Premier League clubs to discuss whether to scrap £30 away ticket cap
The Football Supporters' Federation have said it's 'likely' to continue
Premier League clubs are due to discuss whether to continue or scrap the £30 away ticket cap that was first introduced during the 2015/16 season.
The initial three-year agreement on the cap will expire at the end of this season and the league must make a decision on whether to maintain it. For it to be continued into next season, 14 clubs need to vote in favour of it, but the famed big six have shown reservations about doing so, as it has a disproportionate effect on their match-day income due to their higher ticket prices.
Since its introduction, the cap has unsurprisingly seen an increase in away fans travelling to games. Now they are much more affordable, compared to before the cap was brought in, when some trips to watch the big teams would cost travelling fans in the region of £70 for an adult ticket.

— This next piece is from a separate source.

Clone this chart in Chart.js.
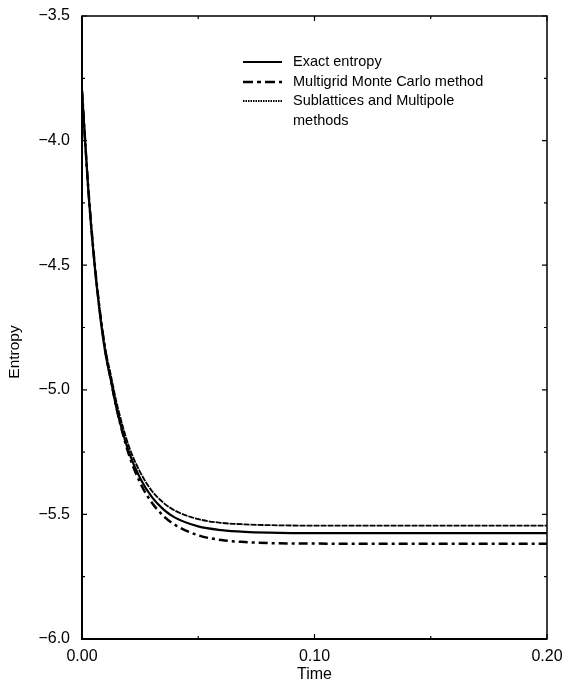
<!DOCTYPE html>
<html>
<head>
<meta charset="utf-8">
<script src="https://cdn.jsdelivr.net/npm/chart.js@4.4.1/dist/chart.umd.min.js"></script>
<style>
  html, body { margin: 0; padding: 0; background: #fff; }
  #wrap { width: 565px; height: 684px; }
</style>
</head>
<body>
<div id="wrap"><canvas id="c" width="565" height="684"></canvas></div>
<script>
// Sample times
const times = [0, 0.0025, 0.005, 0.0075, 0.01, 0.0125, 0.015, 0.02, 0.025, 0.03,
               0.035, 0.04, 0.05, 0.06, 0.07, 0.08, 0.10, 0.12, 0.15, 0.20];

// Entropy series
const exactEntropy = [-3.800, -4.170, -4.460, -4.680, -4.850, -4.965, -5.080, -5.245, -5.355, -5.430,
                      -5.480, -5.513, -5.548, -5.563, -5.570, -5.573, -5.575, -5.575, -5.575, -5.575];
const multigridEntropy = [-3.800, -4.165, -4.450, -4.670, -4.840, -4.965, -5.080, -5.255, -5.373, -5.452,
                          -5.506, -5.542, -5.584, -5.603, -5.611, -5.615, -5.617, -5.618, -5.618, -5.618];
const sublatticeEntropy = [-3.800, -4.165, -4.450, -4.667, -4.833, -4.945, -5.056, -5.222, -5.330, -5.405,
                           -5.453, -5.485, -5.519, -5.534, -5.540, -5.543, -5.545, -5.545, -5.545, -5.545];

// Axis tick labels
const xTickLabels = {0: '0.00', 0.1: '0.10', 0.2: '0.20'};
const yTickLabels = {'-6': '\u22126.0', '-5.5': '\u22125.5', '-5': '\u22125.0', '-4.5': '\u22124.5', '-4': '\u22124.0', '-3.5': '\u22123.5'};

const seriesNames = ['Exact entropy', 'Multigrid Monte Carlo method', ['Sublattices and Multipole', 'methods']];
const yTitle = 'Entropy';

const FONT = '"Liberation Sans", Arial, Helvetica, sans-serif';

const toPoints = ys => times.map((t, i) => ({x: t, y: ys[i]}));

// Frame, inward tick marks, y title and the legend box
const framePlugin = {
  id: 'frame',
  afterDatasetsDraw(chart) {
    const {ctx, chartArea: a, scales: {x, y}} = chart;
    ctx.save();
    ctx.strokeStyle = '#000';
    ctx.lineWidth = 1.5;
    ctx.strokeRect(a.left, a.top, a.right - a.left, a.bottom - a.top);
    ctx.lineWidth = 2;
    ctx.beginPath();
    ctx.moveTo(a.left, a.top); ctx.lineTo(a.left, a.bottom); ctx.lineTo(a.right, a.bottom);
    ctx.stroke();
    ctx.lineWidth = 1.2;
    ctx.beginPath();
    for (let v = -6; v <= -3.5 + 1e-9; v += 0.25) {
      const py = y.getPixelForValue(v);
      const len = Math.abs(v * 2 - Math.round(v * 2)) < 1e-6 ? 5 : 3;
      ctx.moveTo(a.left, py); ctx.lineTo(a.left + len, py);
      ctx.moveTo(a.right, py); ctx.lineTo(a.right - len, py);
    }
    for (let v = 0; v <= 0.2 + 1e-9; v += 0.05) {
      const px = x.getPixelForValue(v);
      const len = Math.abs(v * 10 - Math.round(v * 10)) < 1e-6 ? 5 : 3;
      ctx.moveTo(px, a.bottom); ctx.lineTo(px, a.bottom - len);
      ctx.moveTo(px, a.top); ctx.lineTo(px, a.top + len);
    }
    ctx.stroke();

    // y axis title
    ctx.save();
    ctx.translate(15, 352);
    ctx.rotate(-Math.PI / 2);
    ctx.font = '15.5px ' + FONT;
    ctx.fillStyle = '#000';
    ctx.textAlign = 'center';
    ctx.textBaseline = 'middle';
    ctx.fillText(yTitle, 0, 0);
    ctx.restore();

    // legend
    const lx0 = 243, lx1 = 282, tx = 293;
    const rows = [62, 82, 101];
    ctx.font = '14.5px ' + FONT;
    ctx.fillStyle = '#000';
    ctx.textBaseline = 'middle';
    ctx.textAlign = 'left';
    chart.data.datasets.forEach((ds, i) => {
      ctx.save();
      ctx.strokeStyle = ds.borderColor;
      ctx.lineWidth = ds.borderWidth;
      ctx.setLineDash(ds.legendDash || ds.borderDash || []);
      ctx.beginPath();
      ctx.moveTo(lx0, rows[i]);
      ctx.lineTo(lx1, rows[i]);
      ctx.stroke();
      ctx.restore();
      const name = seriesNames[i];
      if (Array.isArray(name)) {
        name.forEach((line, j) => ctx.fillText(line, tx, rows[i] + j * 19.5));
      } else {
        ctx.fillText(name, tx, rows[i]);
      }
    });
    ctx.restore();
  }
};

new Chart(document.getElementById('c'), {
  type: 'line',
  data: {
    datasets: [
      {
        label: 'Exact entropy',
        data: toPoints(exactEntropy),
        borderColor: '#000',
        borderWidth: 2.2,
        pointRadius: 0,
        fill: false,
        cubicInterpolationMode: 'monotone'
      },
      {
        label: 'Multigrid Monte Carlo method',
        data: toPoints(multigridEntropy),
        borderColor: '#000',
        borderWidth: 2.5,
        borderDash: [9, 4, 3, 4],
        legendDash: [10, 4, 4, 4],
        pointRadius: 0,
        fill: false,
        cubicInterpolationMode: 'monotone'
      },
      {
        label: 'Sublattices and Multipole methods',
        data: toPoints(sublatticeEntropy),
        borderColor: '#000',
        borderWidth: 1.8,
        borderDash: [6, 1],
        legendDash: [1.5, 1],
        pointRadius: 0,
        fill: false,
        cubicInterpolationMode: 'monotone'
      }
    ]
  },
  options: {
    responsive: false,
    animation: false,
    devicePixelRatio: 1,
    layout: { padding: { top: 16, right: 18, left: 0, bottom: 0 } },
    plugins: { legend: { display: false }, tooltip: { enabled: false } },
    scales: {
      x: {
        type: 'linear',
        min: 0, max: 0.2,
        afterFit(s) { s.height = 45; s.paddingLeft = 0; s.paddingRight = 0; },
        grid: { display: false, drawTicks: false },
        border: { display: false },
        ticks: {
          stepSize: 0.1,
          padding: 8,
          color: '#000',
          maxRotation: 0,
          font: { family: FONT, size: 16 },
          callback: v => xTickLabels[Math.round(v * 10) / 10] ?? ''
        },
        title: {
          display: true, text: 'Time', color: '#000',
          font: { family: FONT, size: 16 },
          padding: { top: 0, bottom: 0 }
        }
      },
      y: {
        type: 'linear',
        min: -6, max: -3.5,
        afterFit(s) { s.width = 82; s.paddingTop = 0; s.paddingBottom = 0; },
        grid: { display: false, drawTicks: false },
        border: { display: false },
        ticks: {
          stepSize: 0.5,
          padding: 12,
          color: '#000',
          font: { family: FONT, size: 16 },
          callback: v => yTickLabels[String(Math.round(v * 2) / 2)] ?? ''
        }
      }
    }
  },
  plugins: [framePlugin]
});
</script>
</body>
</html>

The Football Supporters' Federation are optimistic that clubs will vote to maintain the cap, but Richard Scudamore's recent departure as the Premier League's chief executive could throw a spanner in the works.
The away price cap was an FSF idea - good news that it looks likely to be renewed. https://t.co/JZZwLCAHN5
— The FSA (@WeAreTheFSA) February 6, 2019
Scudamore was understood to be a big driving force behind the cap, and the absence of a replacement has caused uncertainty around whether clubs will vote to keep it active.
Susanna Dinnage, of Discovery, and Tim Davie, of BBC Studios, have both rejected the chief executive role, leaving Richard Masters, the managing director, in interim charge.
Eight clubs initially voted against the change in 2016, before lobbying from Scudamore convinced some of them to change their minds, at a time when the Premier League had agreed a record £8.3 billion television deal.
The merits of the price cap are clear, as are the benefits. Fans all around the country who enjoy travelling to watch their team play will be hoping the Premier League sees sense and votes not to scrap it.